And with the awful realization that New York was a city after all and not a universe, the whole shining edifice that he had reared in his imagination came crashing to the ground.

—F. Scott Fitzgerald, "My Lost City"

Not long ago, while lurching through cyberspace, I chanced upon a luncheon menu from Schrafft's, circa 1962. Especially among the city's working women, Schrafft's was once New York City's most popular restaurant chain. The menu is an arresting artifact, one that might have been concocted to certify an era's lost innocence—how else account for Jellied Tomato Bouillon, Browned Lamb Hash with Wax Beans, Deviled Tongue and Swiss Cheese Sandwich, Corn Soufflé, Minute Tapioca Pudding, Fresh Banana Stuffed with Fruit Salad, Green Apple Pie and Grape-juice Lemonade? Top center on the menu: "May We Suggest Bacardi Cocktail 70¢." [End Page 39]

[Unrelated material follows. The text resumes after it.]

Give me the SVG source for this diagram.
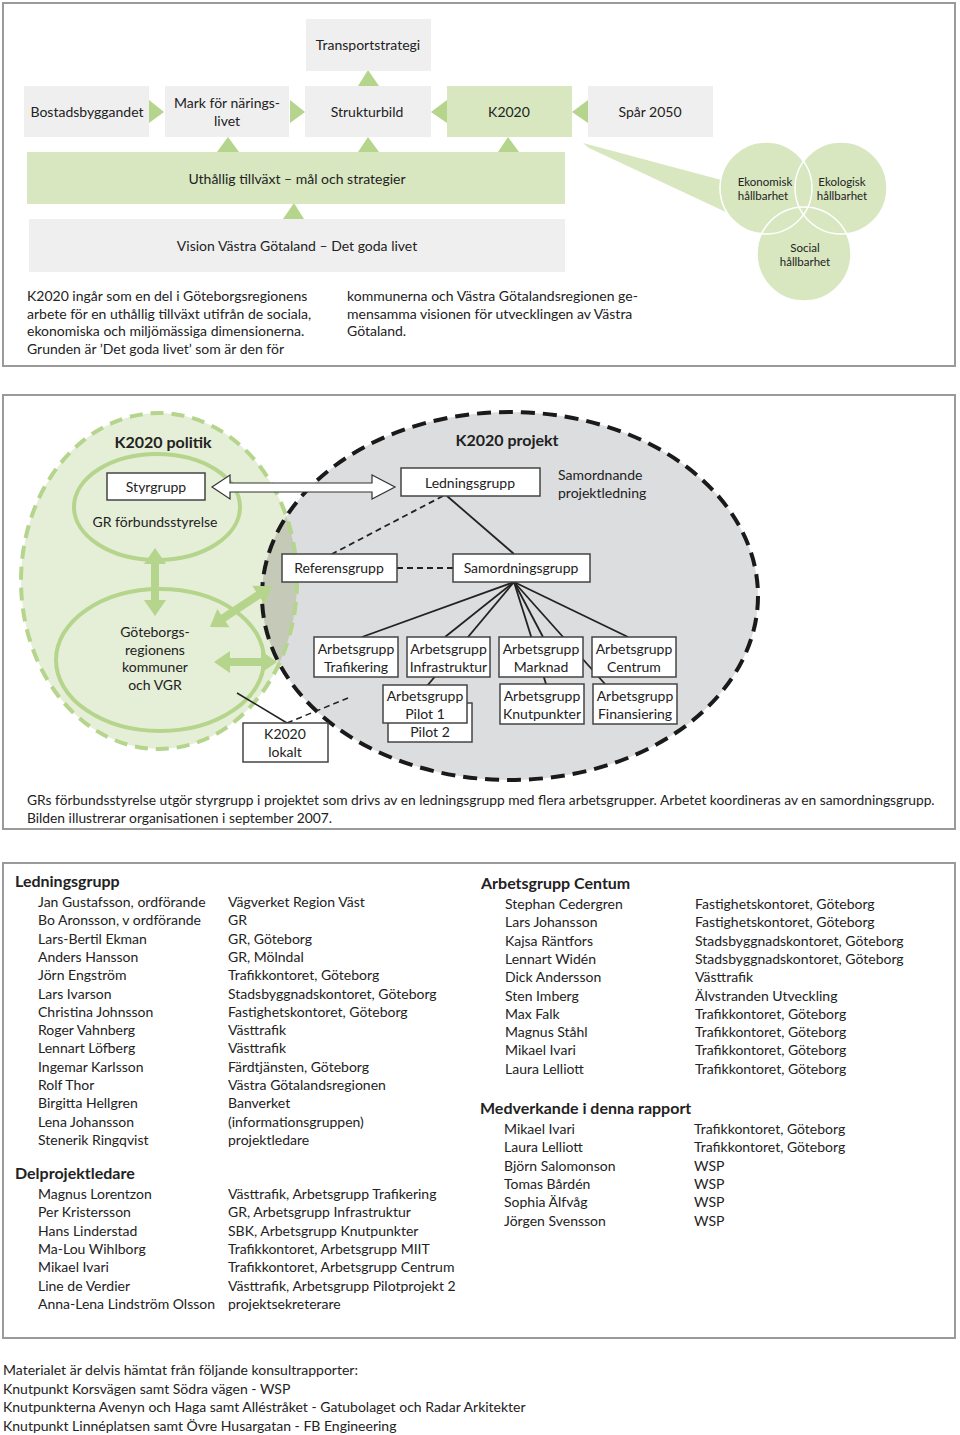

My eyes misted over. Here was the New York City I once fell hard for, the city of my childhood and young dreams. And though the menu belonged to a vanished time, still, it was real—as the Hotel Paris had been real, as the passenger ships lined up in their berths had been real. As my innocence, my ambitions, my disappointments, my failures and a host of betrayals—mine, my father's, the city's—all had been real.

I. Love at First Sight

GAS HEATS BEST. They loomed: black, blocky letters on a yellow field painted on the side of a gargantuan corrugated hatbox. An ad for home heating fuel. But to my six-year-old eyes, it might have been God creating Adam in the firmament of the Sistine Chapel.

It was my first trip to New York with my father. His "business trips," he called them, though someday I would learn there was more to them than that. My twin brother, George, and I took turns, each of us going with him every other Friday. The trip took just a little over an hour, but as far as I was concerned, we might have been blasting off to Venus or Mars.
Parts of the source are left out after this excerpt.